Maurice E. May - Wellington Shields & Co., LLC, Research Division

Okay, but sticking with generation just for a moment, can you review the remaining merchant plants in or near your service territory?

Michael W. Yackira

Yes, in or near our service territory, we are -- we have the Apex plant that was built by Mirant and completed, I think in 2002. And we have the Griffith plant that we're buying power from and several cogeneration plants.

Operator

[Operator Instructions] We have another question from Neil Mehta with Goldman Sachs.

Neil Mehta - Goldman Sachs Group Inc., Research Division

Just a quick clarification. Do you expect the net cash outflow in 2013 due to deferred fuel? And I know this one's a tricky one to quantify, but if so, how much?

Jonathan S. Halkyard

Just as it relates to the deferred energy, yes, I would expect a net cash outflow. Both the timing and the magnitude at this point is difficult to pin down.

Michael W. Yackira

So that means that, just reiterating what Jonathan said earlier, we expect to have a continued over collection that will be refunded over time to our customers because we're backward looking when it comes to setting our price for fuel and purchase power. And since we're seeing some slight increases in gas prices relative to the history, we expect to see some over collections this year and probably a little greater than last year.

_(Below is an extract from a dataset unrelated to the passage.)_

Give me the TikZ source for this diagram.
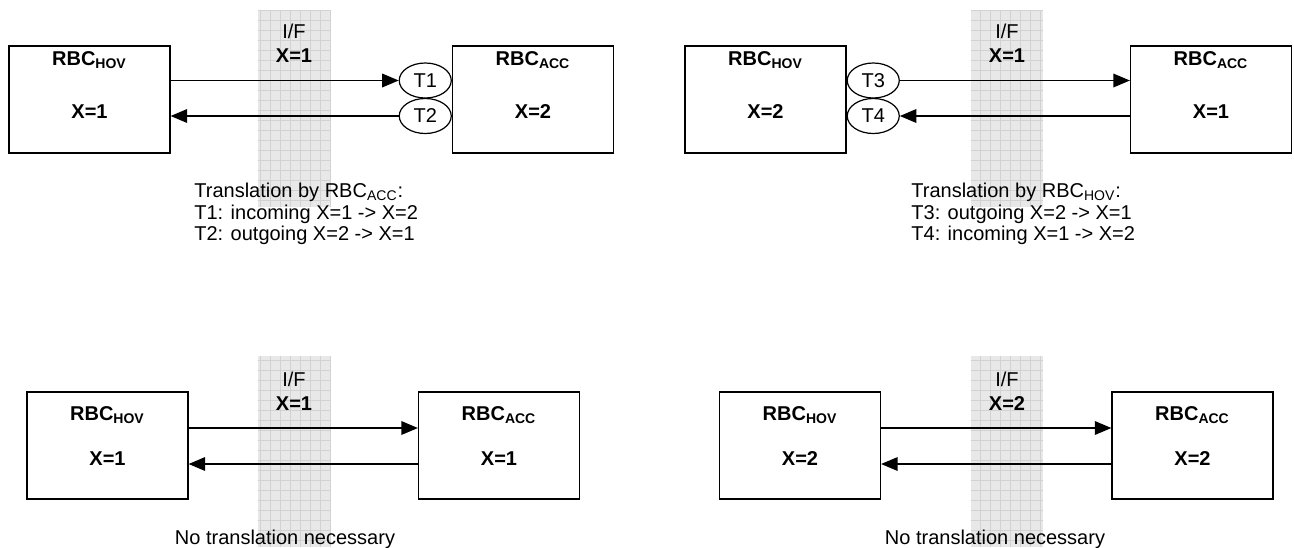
\documentclass[tikz,border=0pt]{standalone}
\usepackage{fontspec}
\setmainfont{Liberation Sans}
\usepackage{tikz}
\usetikzlibrary{shapes, arrows, positioning}
\tikzstyle{rbc} = [rectangle, draw, line width=0.65pt, minimum width=80.5pt, minimum height=53.5pt]
\tikzstyle{rbcname} = [inner sep=0pt, font=\bfseries]
\tikzstyle{tcell} = [ellipse, draw, line width=0.6pt, minimum width=26pt, minimum height=17.5pt, inner sep=0pt]
\tikzstyle{ifband} = [rectangle, fill=gray!18, minimum width=36pt, inner sep=0pt]
\tikzstyle{gridline} = [draw=gray!35, line width=0.3pt]
\tikzstyle{iflabel} = [inner sep=0pt, align=center, font=\fontsize{10}{12}\selectfont]
\tikzstyle{note} = [inner sep=0pt, align=left, anchor=north west]
\tikzstyle{line} = [draw, line width=0.9pt, -triangle 45]

\begin{document}
\begin{tikzpicture}[x=0.5pt, y=-0.5pt, font=\fontsize{10}{10.75}\selectfont]
    \useasboundingbox (0,0) rectangle (1294,547);

    \node[ifband, minimum height=98.5pt] (ifA) at (294,108.5) {};
    \draw[gridline, step=5pt] (ifA.south west) grid (ifA.north east);
    \node[iflabel, below=7pt of ifA.north] (ifAlab) {I/F\\\textbf{X=1}};
    \node[rbc] (hovA) at (89.5,99.5) {};
    \node[rbcname, below=3pt of hovA.north] (hovAname) {RBC\textsubscript{HOV}};
    \node[rbcname, above=17.5pt of hovA.south] (hovAx) {X=1};
    \node[rbc] (accA) at (533,99.5) {};
    \node[rbcname, below=3pt of accA.north] (accAname) {RBC\textsubscript{ACC}};
    \node[rbcname, above=17.5pt of accA.south] (accAx) {X=2};
    \node[tcell, left=0pt of accA.west, yshift=9.5pt] (t1) {T1};
    \node[tcell, left=0pt of accA.west, yshift=-8.25pt] (t2) {T2};
    \path[line] (hovA.east |- t1.west) -- (t1.west);
    \path[line] (t2.west) -- (hovA.east |- t2.west);
    \node[note] (noteA) at (194,183) {Translation by RBC\textsubscript{ACC}:\\T1: incoming X=1 -> X=2\\T2: outgoing X=2 -> X=1};

    \node[ifband, minimum height=98.5pt] (ifB) at (1007,108.5) {};
    \draw[gridline, step=5pt] (ifB.south west) grid (ifB.north east);
    \node[iflabel, below=7pt of ifB.north] (ifBlab) {I/F\\\textbf{X=1}};
    \node[rbc] (hovB) at (765.5,99.5) {};
    \node[rbcname, below=3pt of hovB.north] (hovBname) {RBC\textsubscript{HOV}};
    \node[rbcname, above=17.5pt of hovB.south] (hovBx) {X=2};
    \node[rbc] (accB) at (1211,99.5) {};
    \node[rbcname, below=3pt of accB.north] (accBname) {RBC\textsubscript{ACC}};
    \node[rbcname, above=17.5pt of accB.south] (accBx) {X=1};
    \node[tcell, right=0pt of hovB.east, yshift=9.5pt] (t3) {T3};
    \node[tcell, right=0pt of hovB.east, yshift=-8.25pt] (t4) {T4};
    \path[line] (t3.east) -- (accB.west |- t3.east);
    \path[line] (accB.west |- t4.east) -- (t4.east);
    \node[note] (noteB) at (911,183) {Translation by RBC\textsubscript{HOV}:\\T3: outgoing X=2 -> X=1\\T4: incoming X=1 -> X=2};

    \node[ifband, minimum height=95.5pt] (ifC) at (294,451.5) {};
    \draw[gridline, step=5pt] (ifC.south west) grid (ifC.north east);
    \node[iflabel, below=8pt of ifC.north] (ifClab) {I/F\\\textbf{X=1}};
    \node[rbc] (hovC) at (107.5,445.5) {};
    \node[rbcname, below=7.5pt of hovC.north] (hovCname) {RBC\textsubscript{HOV}};
    \node[rbcname, above=17pt of hovC.south] (hovCx) {X=1};
    \node[rbc] (accC) at (499,445.5) {};
    \node[rbcname, below=7.5pt of accC.north] (accCname) {RBC\textsubscript{ACC}};
    \node[rbcname, above=17pt of accC.south] (accCx) {X=1};
    \path[line] ([yshift=8.75pt]hovC.east) -- ([yshift=8.75pt]accC.west);
    \path[line] ([yshift=-9.25pt]accC.west) -- ([yshift=-9.25pt]hovC.east);
    \node[anchor=base, inner sep=0pt] (noteC) at (285,544) {No translation necessary};

    \node[ifband, minimum height=95.5pt] (ifD) at (1007,451.5) {};
    \draw[gridline, step=5pt] (ifD.south west) grid (ifD.north east);
    \node[iflabel, below=8pt of ifD.north] (ifDlab) {I/F\\\textbf{X=2}};
    \node[rbc] (hovD) at (800,445.5) {};
    \node[rbcname, below=7.5pt of hovD.north] (hovDname) {RBC\textsubscript{HOV}};
    \node[rbcname, above=17pt of hovD.south] (hovDx) {X=2};
    \node[rbc] (accD) at (1192.5,445.5) {};
    \node[rbcname, below=7.5pt of accD.north] (accDname) {RBC\textsubscript{ACC}};
    \node[rbcname, above=17pt of accD.south] (accDx) {X=2};
    \path[line] ([yshift=8.75pt]hovD.east) -- ([yshift=8.75pt]accD.west);
    \path[line] ([yshift=-9.25pt]accD.west) -- ([yshift=-9.25pt]hovD.east);
    \node[anchor=base, inner sep=0pt] (noteD) at (995,544) {No translation necessary};
\end{tikzpicture}
\end{document}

Neil Mehta - Goldman Sachs Group Inc., Research Division

But sizing it is tough?

Michael W. Yackira

2

Sizing it is tough because that's predicting where gas prices will be.

Jonathan S. Halkyard

Right. It resets from time to time.

Operator

[Operator Instructions] We have no further questions. Please continue.

Michael W. Yackira

Thank you very much. As we said, we are looking forward to seeing some of you in less than a month, a couple of weeks, and hope that most of you can join us in Las Vegas at the end of June. Look forward to seeing you soon. Thanks for your attention.

Operator

That does conclude our call for today. Thank you for your participation and for using AT&T Executive TeleConference. You may now disconnect.